In tutorial 6 you’ll learn how to modify these values dynamically using the keyboard and the mouse to create a game-like camera, but first, we’ll learn how to give our 3D models some colour (tutorial 4) and textures (tutorial 5).


  • Try changing the glm::perspective
  • Instead of using a perspective projection, use an orthographic projection (glm::ortho)
  • Modify ModelMatrix to translate, rotate, then scale the triangle
  • Do the same thing, but in different orders. What do you notice ? What is the “best” order that you would want to use for a character ?
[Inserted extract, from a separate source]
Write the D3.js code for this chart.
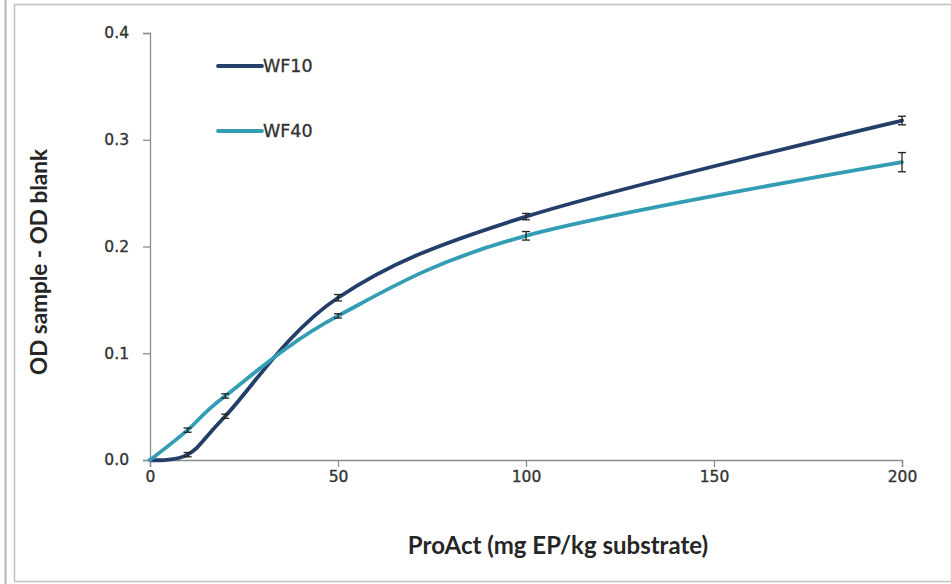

  1. […]luckily for us, a 4x4 matrix can represent this projection : Actually, this is not correct. A perspective transformation is not affine, and as such, can’t be represented entirely by a matrix. After beeing multiplied by the ProjectionMatrix, homogeneous coordinates are divided by their own W component. This W component happens to be -Z (because the projection matrix has been crafted this way). This way, points that are far away from the origin are divided by a big Z; their X and Y coordinates become smaller; points become more close to each other, objects seem smaller; and this is what gives the perspective. This transformation is done in hardware, and is not visible in the shader.